ADI ‘breathing space’

Perhaps these fears may never come to pass. Once Deutsche Bank integrates Postbank, the retail unit it had planned to sell in order to raise capital before March 2018, its ADI reserves could increase and no longer be the lender’s Achilles heel.

Although the benefit has yet to be quantified, Deutsche Bank could move the reserves for general banking risk from Postbank, which stood at €2.23bn at 31 December 2017, to its own ADI pot – a possibility recently flagged by Chief Financial Officer James von Moltke.
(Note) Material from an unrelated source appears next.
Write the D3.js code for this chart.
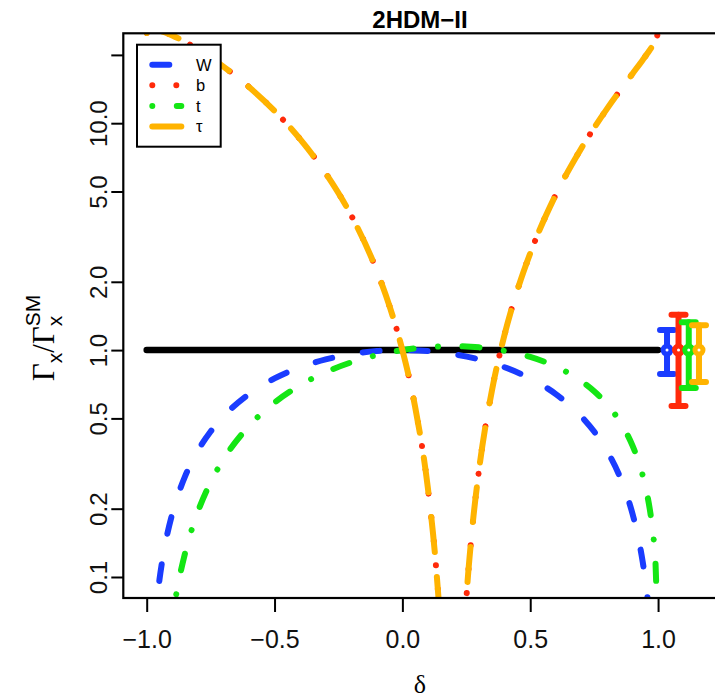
<!DOCTYPE html>
<html>
<head>
<meta charset="utf-8">
<script src="https://cdn.jsdelivr.net/npm/d3@7"></script>
<style>
  body { margin: 0; background: #fff; }
  svg { display: block; }
</style>
</head>
<body>
<svg id="chart" width="715" height="700"></svg>
<script>
// Decay-width ratios Γ_x / Γ_x^SM versus δ (2HDM type II)
const deltaW = [-0.97, -0.96, -0.95, -0.94, -0.92, -0.90, -0.88, -0.85, -0.80, -0.75, -0.70, -0.60, -0.50, -0.40, -0.30, -0.20, -0.10, 0, 0.10, 0.20, 0.30, 0.40, 0.50, 0.60, 0.70, 0.75, 0.80, 0.85, 0.88, 0.90, 0.92, 0.94, 0.95, 0.96, 0.97];
const ratioW = [0.0591, 0.0784, 0.0975, 0.1164, 0.1536, 0.19, 0.2256, 0.2775, 0.36, 0.4375, 0.51, 0.64, 0.75, 0.84, 0.91, 0.96, 0.99, 1, 0.99, 0.96, 0.91, 0.84, 0.75, 0.64, 0.51, 0.4375, 0.36, 0.2775, 0.2256, 0.19, 0.1536, 0.1164, 0.0975, 0.0784, 0.0591];

const deltaT = [-0.92, -0.90, -0.88, -0.85, -0.80, -0.75, -0.70, -0.60, -0.50, -0.40, -0.30, -0.20, -0.10, 0, 0.10, 0.20, 0.30, 0.40, 0.50, 0.60, 0.70, 0.75, 0.80, 0.85, 0.88, 0.90, 0.92, 0.94, 0.95, 0.96, 0.97, 0.98, 0.99, 1.00];
const ratioT = [0.0432, 0.0655, 0.0894, 0.1273, 0.1936, 0.2616, 0.3296, 0.4624, 0.5868, 0.6998, 0.7991, 0.8832, 0.9506, 1, 1.0302, 1.0400, 1.0281, 0.9931, 0.9332, 0.8464, 0.7296, 0.6584, 0.5776, 0.4855, 0.4238, 0.3793, 0.3317, 0.2800, 0.2523, 0.2228, 0.1911, 0.1560, 0.1150, 0.04];

const deltaB = [-1.00, -0.98, -0.96, -0.94, -0.92, -0.90, -0.85, -0.80, -0.75, -0.70, -0.60, -0.50, -0.40, -0.30, -0.20, -0.10, -0.05, 0, 0.05, 0.10, 0.13, 0.15, 0.17, 0.19, 0.20, 0.22, 0.25, 0.27, 0.30, 0.35, 0.40, 0.45, 0.50, 0.60, 0.70, 0.80, 0.85, 0.90, 0.94, 0.96, 0.98, 0.99, 1.00];
const ratioB = [25.0, 26.0, 25.81, 25.41, 24.92, 24.36, 22.82, 21.16, 19.46, 17.76, 14.44, 11.33, 8.506, 6.022, 3.920, 2.235, 1.559, 1, 0.5606, 0.2450, 0.1166, 0.05697, 0.01834, 0.00101, 0.000408, 0.0155, 0.0794, 0.1499, 0.2982, 0.6614, 1.174, 1.841, 2.670, 4.84, 7.761, 11.56, 13.86, 16.52, 19.00, 20.43, 22.10, 23.13, 25.0];

const deltaTau = [-1.00, -0.98, -0.96, -0.94, -0.92, -0.90, -0.85, -0.80, -0.75, -0.70, -0.60, -0.50, -0.40, -0.30, -0.20, -0.10, -0.05, 0, 0.05, 0.10, 0.13, 0.15, 0.17, 0.19, 0.20, 0.22, 0.25, 0.27, 0.30, 0.35, 0.40, 0.45, 0.50, 0.60, 0.70, 0.80, 0.85, 0.90, 0.94, 0.96, 0.98, 0.99, 1.00];
const ratioTau = [25.0, 26.0, 25.81, 25.41, 24.92, 24.36, 22.82, 21.16, 19.46, 17.76, 14.44, 11.33, 8.506, 6.022, 3.920, 2.235, 1.559, 1, 0.5606, 0.2450, 0.1166, 0.05697, 0.01834, 0.00101, 0.000408, 0.0155, 0.0794, 0.1499, 0.2982, 0.6614, 1.174, 1.841, 2.670, 4.84, 7.761, 11.56, 13.86, 16.52, 19.00, 20.43, 22.10, 23.13, 25.0];

// SM reference line
const smDelta = [-1, 1];
const smRatio = [1, 1];

// Measured ratios with uncertainties, placed right of δ = 1
const barNames = ["W", "b", "t", "τ"];
const barDelta = [1.035, 1.08, 1.12, 1.16];
const barMid   = [1, 1, 1, 1];
const barLow   = [0.784, 0.567, 0.68, 0.723];
const barHigh  = [1.225, 1.43, 1.328, 1.288];

const seriesNames = ["W", "b", "t", "τ"];
const seriesColors = ["#1a3cff", "#ff2a0a", "#14e614", "#ffb300"];

const xTicks = [-1, -0.5, 0, 0.5, 1];
const xTickLabels = ["\u22121.0", "\u22120.5", "0.0", "0.5", "1.0"];
const yTicks = [0.1, 0.2, 0.5, 1, 2, 5, 10, 20];
const yTickLabels = ["0.1", "0.2", "0.5", "1.0", "2.0", "5.0", "10.0", ""];

// ---- layout ----
const plot = { left: 123.3, right: 716.7, top: 33.3, bottom: 598 };
const svg = d3.select("#chart");
const sans = "'Liberation Sans', Arial, Helvetica, sans-serif";
const serif = "'Liberation Serif', 'Times New Roman', serif";

const x = d3.scaleLinear().domain([-1.0915, 1.2293]).range([plot.left, plot.right]);
const y = d3.scaleLog().domain([0.0808, 24.9]).range([plot.bottom, plot.top]);

svg.append("clipPath").attr("id", "plotClip")
  .append("rect")
  .attr("x", plot.left).attr("y", plot.top)
  .attr("width", plot.right - plot.left).attr("height", plot.bottom - plot.top);

const gPlot = svg.append("g").attr("clip-path", "url(#plotClip)");

const line = d3.line()
  .x(d => x(d[0]))
  .y(d => y(d[1]))
  .curve(d3.curveMonotoneX);

const LW = 6;

// SM line
gPlot.append("path")
  .attr("d", line(d3.zip(smDelta, smRatio)))
  .attr("fill", "none").attr("stroke", "#000")
  .attr("stroke-width", 6.5).attr("stroke-linecap", "round");

const dashes = ["17,31", "0.01,24", "0.01,24.5,17,24.5", "35,25"];
const seriesData = [
  d3.zip(deltaW, ratioW),
  d3.zip(deltaB, ratioB),
  d3.zip(deltaT, ratioT),
  d3.zip(deltaTau, ratioTau)
];

seriesData.forEach((pts, i) => {
  gPlot.append("path")
    .attr("d", line(pts))
    .attr("fill", "none")
    .attr("stroke", seriesColors[i])
    .attr("stroke-width", LW)
    .attr("stroke-linecap", "round")
    .attr("stroke-linejoin", "round")
    .attr("stroke-dasharray", dashes[i]);
});

// error bars with open markers
const capHalf = 7;
barNames.forEach((n, i) => {
  const g = gPlot.append("g")
    .attr("stroke", seriesColors[i]).attr("stroke-width", LW)
    .attr("stroke-linecap", "round").attr("fill", "none");
  const cx = x(barDelta[i]);
  g.append("line").attr("x1", cx).attr("x2", cx)
    .attr("y1", y(barLow[i])).attr("y2", y(barHigh[i]));
  g.append("line").attr("x1", cx - capHalf).attr("x2", cx + capHalf)
    .attr("y1", y(barLow[i])).attr("y2", y(barLow[i]));
  g.append("line").attr("x1", cx - capHalf).attr("x2", cx + capHalf)
    .attr("y1", y(barHigh[i])).attr("y2", y(barHigh[i]));
  g.append("circle").attr("cx", cx).attr("cy", y(barMid[i]))
    .attr("r", 4).attr("fill", "#fff").attr("stroke-width", 5);
});

// frame
svg.append("rect")
  .attr("x", plot.left).attr("y", plot.top)
  .attr("width", plot.right - plot.left).attr("height", plot.bottom - plot.top)
  .attr("fill", "none").attr("stroke", "#000").attr("stroke-width", 2.2);

// x axis
const xAxis = svg.append("g")
  .attr("transform", `translate(0,${plot.bottom})`)
  .call(d3.axisBottom(x).tickValues(xTicks).tickSize(14).tickSizeOuter(0)
        .tickFormat((d, i) => xTickLabels[i]));
xAxis.select(".domain").remove();
xAxis.selectAll(".tick line").attr("stroke", "#000").attr("stroke-width", 2);
xAxis.selectAll(".tick text")
  .attr("y", 50).attr("dy", null)
  .attr("font-family", sans).attr("font-size", 25).attr("fill", "#111");

// y axis
const yAxis = svg.append("g")
  .attr("transform", `translate(${plot.left},0)`)
  .call(d3.axisLeft(y).tickValues(yTicks).tickSize(12).tickSizeOuter(0)
        .tickFormat((d, i) => yTickLabels[i]));
yAxis.select(".domain").remove();
yAxis.selectAll(".tick line").attr("stroke", "#000").attr("stroke-width", 2);
yAxis.selectAll(".tick text")
  .attr("x", 0).attr("y", -16).attr("dy", null)
  .attr("transform", "rotate(-90)")
  .attr("text-anchor", "middle")
  .attr("font-family", sans).attr("font-size", 24).attr("fill", "#111");

// title
svg.append("text")
  .attr("x", 420).attr("y", 28)
  .attr("text-anchor", "middle")
  .attr("font-family", sans).attr("font-weight", "bold").attr("font-size", 24)
  .text("2HDM\u2212II");

// x label
svg.append("text")
  .attr("x", 420).attr("y", 693)
  .attr("text-anchor", "middle")
  .attr("font-family", serif).attr("font-size", 26)
  .text("δ");

// y label: Γ_x / Γ_x^SM, centred along the axis
const yl = svg.append("g");
const gammaSize = 31, subSize = 21;
let u = 0;
function piece(txt, font, size, dy, advance) {
  const t = yl.append("text").attr("x", u).attr("y", dy)
    .attr("font-family", font).attr("font-size", size).text(txt);
  if (advance) u += t.node().getComputedTextLength();
  return t;
}
piece("Γ", serif, gammaSize, 0, true);
piece("x", sans, subSize, 8, true);
piece("/", serif, gammaSize, 0, true);
piece("Γ", serif, gammaSize, 0, true);
piece("x", sans, subSize, 8, false);
piece("SM", sans, subSize, -14, true);
yl.attr("transform", `translate(54,${338 + u / 2}) rotate(-90)`);

// legend
const lg = svg.append("g");
lg.append("rect")
  .attr("x", 137).attr("y", 44.7).attr("width", 83.7).attr("height", 102)
  .attr("fill", "#fff").attr("stroke", "#000").attr("stroke-width", 2);
const legendY = [64.7, 85.3, 106, 126.4];
seriesNames.forEach((n, i) => {
  lg.append("line")
    .attr("x1", 152.3).attr("x2", 181.3)
    .attr("y1", legendY[i]).attr("y2", legendY[i])
    .attr("stroke", seriesColors[i]).attr("stroke-width", LW)
    .attr("stroke-linecap", "round")
    .attr("stroke-dasharray", dashes[i]);
  lg.append("text")
    .attr("x", 196).attr("y", legendY[i] + 6)
    .attr("font-family", sans).attr("font-size", 16.5)
    .text(n);
});
</script>
</body>
</html>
This would subsequently provide the bank with the breathing space it needs, thereby reducing the cost of issuing new AT1 debt.

Moreover, the European Union has tabled a proposal to standardise the definitions of ADI – and the requirements for calculating them6. Such proposals, if adopted, would increase both the amount and fungibility of Deutsche Bank’s reserves, potentially providing further relief.

This document does not constitute a solicitation or offer to any person to buy or sell any related securities or financial instruments.

  1. 1“Deutsche Bank to cut staff to well below 90,000 from current 97,000”, published by Reuters on 24 May 2018
  2. 2“Deutsche Bank picks retail specialist Christian Sewing as CEO,” published by Reuters on 8 April 2018
  3. 3During Achleitner’s six years as Chairman, there has been a high turnover on the supervisory board too, with the average tenure of these shareholder-elected members being just over two years.
  4. 4“ECB ups Deutsche’s capital requirements,” published by The Financial Times on 4 January 2018
  5. 5Deutsche Bank subsequently agreed to pay a smaller fine of $7.2bn. See: “Deutsche Bank agrees on settlement in principle with the DoJ regarding RMBS” published by Deutsche Bank as at 23 December 2016.
  6. 6“Amendments 180-414,” published by the European Parliament’s Committee on Economic and Monetary Affairs on 2 February 2018.